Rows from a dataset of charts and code
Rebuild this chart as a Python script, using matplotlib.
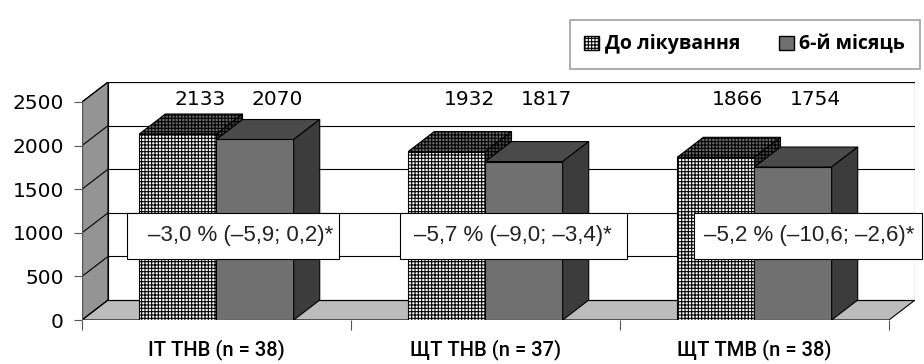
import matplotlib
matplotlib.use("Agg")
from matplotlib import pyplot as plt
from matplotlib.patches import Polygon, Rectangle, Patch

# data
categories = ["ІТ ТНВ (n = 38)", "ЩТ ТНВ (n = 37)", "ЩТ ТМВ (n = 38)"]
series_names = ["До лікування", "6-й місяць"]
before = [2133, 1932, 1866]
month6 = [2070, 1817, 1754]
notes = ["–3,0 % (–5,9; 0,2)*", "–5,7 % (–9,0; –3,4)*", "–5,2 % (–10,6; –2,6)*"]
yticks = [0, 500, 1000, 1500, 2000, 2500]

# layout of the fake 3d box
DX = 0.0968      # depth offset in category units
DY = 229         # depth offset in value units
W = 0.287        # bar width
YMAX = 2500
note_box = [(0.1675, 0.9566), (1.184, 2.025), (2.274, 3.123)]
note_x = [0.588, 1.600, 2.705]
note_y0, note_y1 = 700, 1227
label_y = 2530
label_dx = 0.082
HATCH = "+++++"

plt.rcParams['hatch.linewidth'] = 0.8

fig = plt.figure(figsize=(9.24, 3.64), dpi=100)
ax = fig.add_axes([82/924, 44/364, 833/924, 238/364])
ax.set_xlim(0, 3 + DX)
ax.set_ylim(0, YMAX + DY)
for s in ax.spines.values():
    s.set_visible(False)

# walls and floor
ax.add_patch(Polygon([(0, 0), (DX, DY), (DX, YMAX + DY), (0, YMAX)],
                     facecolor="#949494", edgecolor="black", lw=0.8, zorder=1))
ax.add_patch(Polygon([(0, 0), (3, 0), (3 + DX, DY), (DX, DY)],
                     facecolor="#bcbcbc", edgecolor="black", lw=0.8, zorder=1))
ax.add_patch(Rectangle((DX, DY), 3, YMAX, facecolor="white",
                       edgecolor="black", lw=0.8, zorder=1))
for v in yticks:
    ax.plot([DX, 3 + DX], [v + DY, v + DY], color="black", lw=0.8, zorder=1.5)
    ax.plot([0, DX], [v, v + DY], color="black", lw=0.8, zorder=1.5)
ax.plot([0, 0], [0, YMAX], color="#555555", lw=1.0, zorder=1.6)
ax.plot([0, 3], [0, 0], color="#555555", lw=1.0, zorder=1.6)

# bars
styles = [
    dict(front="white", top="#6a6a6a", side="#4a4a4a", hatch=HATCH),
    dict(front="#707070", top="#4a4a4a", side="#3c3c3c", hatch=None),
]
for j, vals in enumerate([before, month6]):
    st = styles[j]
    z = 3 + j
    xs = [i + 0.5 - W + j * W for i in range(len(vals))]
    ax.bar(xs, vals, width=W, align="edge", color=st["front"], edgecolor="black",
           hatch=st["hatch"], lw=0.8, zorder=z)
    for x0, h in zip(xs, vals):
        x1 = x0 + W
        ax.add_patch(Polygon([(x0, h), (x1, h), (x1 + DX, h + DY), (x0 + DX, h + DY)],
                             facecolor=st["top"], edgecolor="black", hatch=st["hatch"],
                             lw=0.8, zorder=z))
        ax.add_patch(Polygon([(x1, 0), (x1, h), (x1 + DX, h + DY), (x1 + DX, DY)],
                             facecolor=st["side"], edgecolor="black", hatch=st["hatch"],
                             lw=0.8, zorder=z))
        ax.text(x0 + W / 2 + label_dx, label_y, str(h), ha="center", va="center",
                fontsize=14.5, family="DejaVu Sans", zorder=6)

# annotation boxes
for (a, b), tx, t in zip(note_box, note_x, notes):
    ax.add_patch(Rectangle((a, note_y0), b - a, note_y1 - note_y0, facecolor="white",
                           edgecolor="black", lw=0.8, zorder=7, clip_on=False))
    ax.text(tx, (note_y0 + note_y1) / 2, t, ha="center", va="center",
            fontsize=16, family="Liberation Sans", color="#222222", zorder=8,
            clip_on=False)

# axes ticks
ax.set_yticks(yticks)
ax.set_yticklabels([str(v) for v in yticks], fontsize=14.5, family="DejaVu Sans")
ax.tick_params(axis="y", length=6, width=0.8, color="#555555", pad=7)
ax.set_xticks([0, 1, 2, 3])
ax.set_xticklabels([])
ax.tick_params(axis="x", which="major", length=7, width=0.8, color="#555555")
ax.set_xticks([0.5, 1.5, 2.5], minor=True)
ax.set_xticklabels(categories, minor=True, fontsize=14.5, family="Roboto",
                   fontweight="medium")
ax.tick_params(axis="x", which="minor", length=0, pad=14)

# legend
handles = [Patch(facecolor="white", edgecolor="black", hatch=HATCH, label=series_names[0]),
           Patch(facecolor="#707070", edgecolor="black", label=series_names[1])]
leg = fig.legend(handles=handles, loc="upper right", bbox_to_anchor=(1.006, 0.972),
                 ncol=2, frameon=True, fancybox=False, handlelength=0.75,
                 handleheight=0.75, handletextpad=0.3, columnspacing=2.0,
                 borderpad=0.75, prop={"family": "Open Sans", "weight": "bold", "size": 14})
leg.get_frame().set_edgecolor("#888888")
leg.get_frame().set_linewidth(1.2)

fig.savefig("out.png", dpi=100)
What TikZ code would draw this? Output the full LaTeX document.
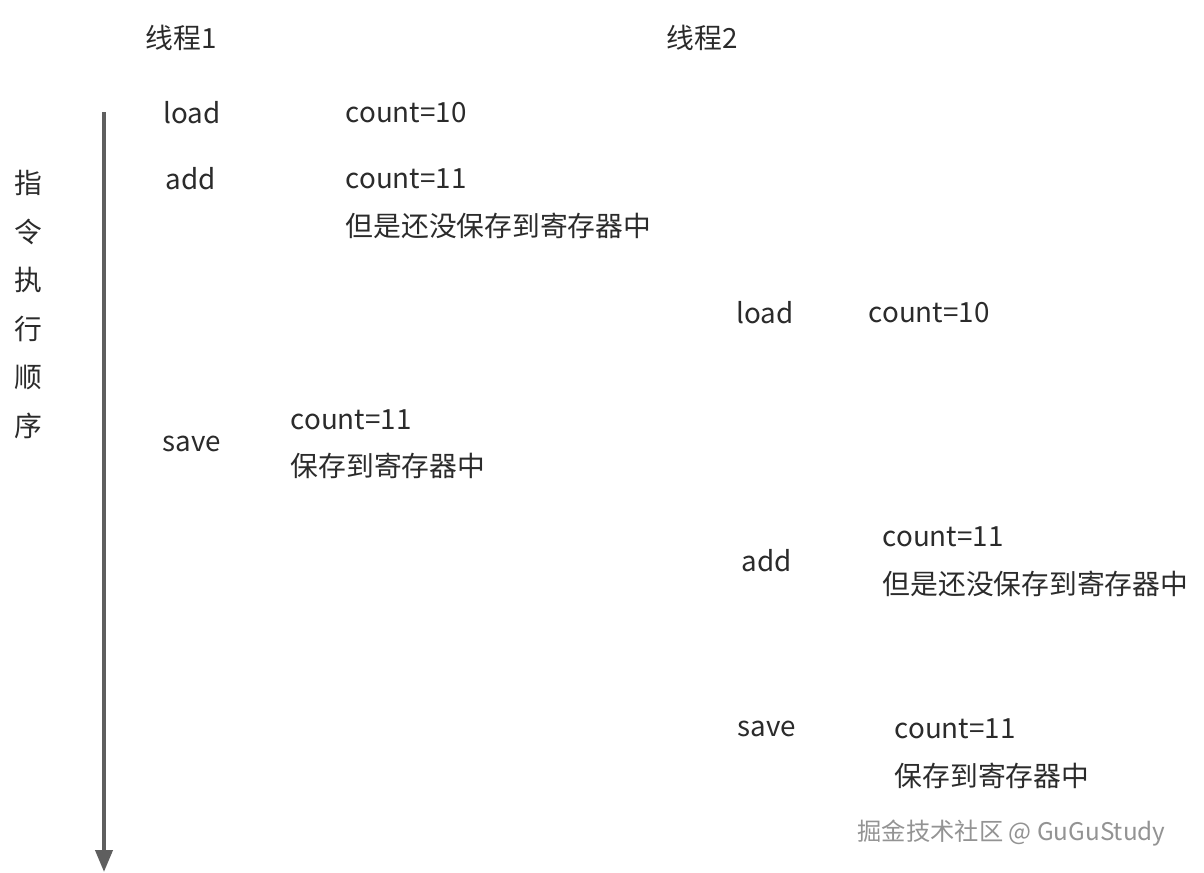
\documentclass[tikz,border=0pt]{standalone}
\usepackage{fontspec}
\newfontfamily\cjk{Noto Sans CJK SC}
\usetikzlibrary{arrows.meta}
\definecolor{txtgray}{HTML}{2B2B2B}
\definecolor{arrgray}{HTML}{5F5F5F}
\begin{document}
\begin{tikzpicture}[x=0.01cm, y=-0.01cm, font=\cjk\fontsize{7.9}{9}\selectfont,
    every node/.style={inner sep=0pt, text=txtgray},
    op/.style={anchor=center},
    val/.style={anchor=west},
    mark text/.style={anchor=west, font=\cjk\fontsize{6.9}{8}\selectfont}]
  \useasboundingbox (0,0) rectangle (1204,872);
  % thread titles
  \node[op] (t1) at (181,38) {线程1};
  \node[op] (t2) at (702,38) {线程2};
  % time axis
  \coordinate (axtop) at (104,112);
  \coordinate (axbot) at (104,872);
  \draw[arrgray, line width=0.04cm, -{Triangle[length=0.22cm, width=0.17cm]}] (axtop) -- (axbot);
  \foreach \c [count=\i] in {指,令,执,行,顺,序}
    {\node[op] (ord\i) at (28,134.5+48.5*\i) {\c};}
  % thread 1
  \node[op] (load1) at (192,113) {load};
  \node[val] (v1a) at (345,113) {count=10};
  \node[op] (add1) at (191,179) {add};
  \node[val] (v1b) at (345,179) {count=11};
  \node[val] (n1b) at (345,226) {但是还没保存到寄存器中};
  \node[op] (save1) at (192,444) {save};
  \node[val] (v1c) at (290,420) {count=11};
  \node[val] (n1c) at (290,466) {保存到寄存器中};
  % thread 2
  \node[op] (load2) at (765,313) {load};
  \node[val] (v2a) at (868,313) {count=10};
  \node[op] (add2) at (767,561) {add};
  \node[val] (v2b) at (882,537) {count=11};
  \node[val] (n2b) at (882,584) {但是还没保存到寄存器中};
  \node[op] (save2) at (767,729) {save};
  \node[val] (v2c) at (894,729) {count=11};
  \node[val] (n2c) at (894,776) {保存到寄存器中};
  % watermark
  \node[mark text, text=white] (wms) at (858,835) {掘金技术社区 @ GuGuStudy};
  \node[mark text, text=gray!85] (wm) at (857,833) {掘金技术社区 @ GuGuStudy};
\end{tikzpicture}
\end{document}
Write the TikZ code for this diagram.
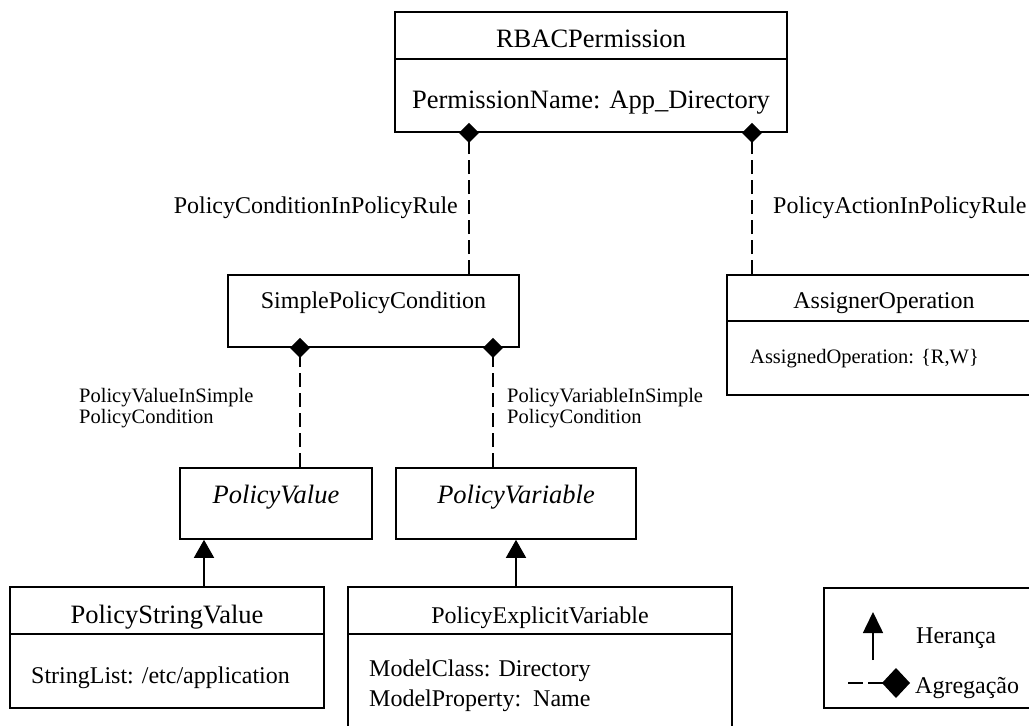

WHAT YOU HAVE TO DO
Repeat every record above exactly, but leave out any pictures.

SOLUTION BELOW
Rebuild this chart as a Python script, using matplotlib.
import matplotlib
matplotlib.use("Agg")
from matplotlib import pyplot as plt
from matplotlib.patches import Polygon, Rectangle, Patch

# data
categories = ["ІТ ТНВ (n = 38)", "ЩТ ТНВ (n = 37)", "ЩТ ТМВ (n = 38)"]
series_names = ["До лікування", "6-й місяць"]
before = [2133, 1932, 1866]
month6 = [2070, 1817, 1754]
notes = ["–3,0 % (–5,9; 0,2)*", "–5,7 % (–9,0; –3,4)*", "–5,2 % (–10,6; –2,6)*"]
yticks = [0, 500, 1000, 1500, 2000, 2500]

# layout of the fake 3d box
DX = 0.0968      # depth offset in category units
DY = 229         # depth offset in value units
W = 0.287        # bar width
YMAX = 2500
note_box = [(0.1675, 0.9566), (1.184, 2.025), (2.274, 3.123)]
note_x = [0.588, 1.600, 2.705]
note_y0, note_y1 = 700, 1227
label_y = 2530
label_dx = 0.082
HATCH = "+++++"

plt.rcParams['hatch.linewidth'] = 0.8

fig = plt.figure(figsize=(9.24, 3.64), dpi=100)
ax = fig.add_axes([82/924, 44/364, 833/924, 238/364])
ax.set_xlim(0, 3 + DX)
ax.set_ylim(0, YMAX + DY)
for s in ax.spines.values():
    s.set_visible(False)

# walls and floor
ax.add_patch(Polygon([(0, 0), (DX, DY), (DX, YMAX + DY), (0, YMAX)],
                     facecolor="#949494", edgecolor="black", lw=0.8, zorder=1))
ax.add_patch(Polygon([(0, 0), (3, 0), (3 + DX, DY), (DX, DY)],
                     facecolor="#bcbcbc", edgecolor="black", lw=0.8, zorder=1))
ax.add_patch(Rectangle((DX, DY), 3, YMAX, facecolor="white",
                       edgecolor="black", lw=0.8, zorder=1))
for v in yticks:
    ax.plot([DX, 3 + DX], [v + DY, v + DY], color="black", lw=0.8, zorder=1.5)
    ax.plot([0, DX], [v, v + DY], color="black", lw=0.8, zorder=1.5)
ax.plot([0, 0], [0, YMAX], color="#555555", lw=1.0, zorder=1.6)
ax.plot([0, 3], [0, 0], color="#555555", lw=1.0, zorder=1.6)

# bars
styles = [
    dict(front="white", top="#6a6a6a", side="#4a4a4a", hatch=HATCH),
    dict(front="#707070", top="#4a4a4a", side="#3c3c3c", hatch=None),
]
for j, vals in enumerate([before, month6]):
    st = styles[j]
    z = 3 + j
    xs = [i + 0.5 - W + j * W for i in range(len(vals))]
    ax.bar(xs, vals, width=W, align="edge", color=st["front"], edgecolor="black",
           hatch=st["hatch"], lw=0.8, zorder=z)
    for x0, h in zip(xs, vals):
        x1 = x0 + W
        ax.add_patch(Polygon([(x0, h), (x1, h), (x1 + DX, h + DY), (x0 + DX, h + DY)],
                             facecolor=st["top"], edgecolor="black", hatch=st["hatch"],
                             lw=0.8, zorder=z))
        ax.add_patch(Polygon([(x1, 0), (x1, h), (x1 + DX, h + DY), (x1 + DX, DY)],
                             facecolor=st["side"], edgecolor="black", hatch=st["hatch"],
                             lw=0.8, zorder=z))
        ax.text(x0 + W / 2 + label_dx, label_y, str(h), ha="center", va="center",
                fontsize=14.5, family="DejaVu Sans", zorder=6)

# annotation boxes
for (a, b), tx, t in zip(note_box, note_x, notes):
    ax.add_patch(Rectangle((a, note_y0), b - a, note_y1 - note_y0, facecolor="white",
                           edgecolor="black", lw=0.8, zorder=7, clip_on=False))
    ax.text(tx, (note_y0 + note_y1) / 2, t, ha="center", va="center",
            fontsize=16, family="Liberation Sans", color="#222222", zorder=8,
            clip_on=False)

# axes ticks
ax.set_yticks(yticks)
ax.set_yticklabels([str(v) for v in yticks], fontsize=14.5, family="DejaVu Sans")
ax.tick_params(axis="y", length=6, width=0.8, color="#555555", pad=7)
ax.set_xticks([0, 1, 2, 3])
ax.set_xticklabels([])
ax.tick_params(axis="x", which="major", length=7, width=0.8, color="#555555")
ax.set_xticks([0.5, 1.5, 2.5], minor=True)
ax.set_xticklabels(categories, minor=True, fontsize=14.5, family="Roboto",
                   fontweight="medium")
ax.tick_params(axis="x", which="minor", length=0, pad=14)

# legend
handles = [Patch(facecolor="white", edgecolor="black", hatch=HATCH, label=series_names[0]),
           Patch(facecolor="#707070", edgecolor="black", label=series_names[1])]
leg = fig.legend(handles=handles, loc="upper right", bbox_to_anchor=(1.006, 0.972),
                 ncol=2, frameon=True, fancybox=False, handlelength=0.75,
                 handleheight=0.75, handletextpad=0.3, columnspacing=2.0,
                 borderpad=0.75, prop={"family": "Open Sans", "weight": "bold", "size": 14})
leg.get_frame().set_edgecolor("#888888")
leg.get_frame().set_linewidth(1.2)

fig.savefig("out.png", dpi=100)
What TikZ code would draw this? Output the full LaTeX document.
\documentclass[tikz,border=0pt]{standalone}
\usepackage{fontspec}
\newfontfamily\cjk{Noto Sans CJK SC}
\usetikzlibrary{arrows.meta}
\definecolor{txtgray}{HTML}{2B2B2B}
\definecolor{arrgray}{HTML}{5F5F5F}
\begin{document}
\begin{tikzpicture}[x=0.01cm, y=-0.01cm, font=\cjk\fontsize{7.9}{9}\selectfont,
    every node/.style={inner sep=0pt, text=txtgray},
    op/.style={anchor=center},
    val/.style={anchor=west},
    mark text/.style={anchor=west, font=\cjk\fontsize{6.9}{8}\selectfont}]
  \useasboundingbox (0,0) rectangle (1204,872);
  % thread titles
  \node[op] (t1) at (181,38) {线程1};
  \node[op] (t2) at (702,38) {线程2};
  % time axis
  \coordinate (axtop) at (104,112);
  \coordinate (axbot) at (104,872);
  \draw[arrgray, line width=0.04cm, -{Triangle[length=0.22cm, width=0.17cm]}] (axtop) -- (axbot);
  \foreach \c [count=\i] in {指,令,执,行,顺,序}
    {\node[op] (ord\i) at (28,134.5+48.5*\i) {\c};}
  % thread 1
  \node[op] (load1) at (192,113) {load};
  \node[val] (v1a) at (345,113) {count=10};
  \node[op] (add1) at (191,179) {add};
  \node[val] (v1b) at (345,179) {count=11};
  \node[val] (n1b) at (345,226) {但是还没保存到寄存器中};
  \node[op] (save1) at (192,444) {save};
  \node[val] (v1c) at (290,420) {count=11};
  \node[val] (n1c) at (290,466) {保存到寄存器中};
  % thread 2
  \node[op] (load2) at (765,313) {load};
  \node[val] (v2a) at (868,313) {count=10};
  \node[op] (add2) at (767,561) {add};
  \node[val] (v2b) at (882,537) {count=11};
  \node[val] (n2b) at (882,584) {但是还没保存到寄存器中};
  \node[op] (save2) at (767,729) {save};
  \node[val] (v2c) at (894,729) {count=11};
  \node[val] (n2c) at (894,776) {保存到寄存器中};
  % watermark
  \node[mark text, text=white] (wms) at (858,835) {掘金技术社区 @ GuGuStudy};
  \node[mark text, text=gray!85] (wm) at (857,833) {掘金技术社区 @ GuGuStudy};
\end{tikzpicture}
\end{document}
Write the TikZ code for this diagram.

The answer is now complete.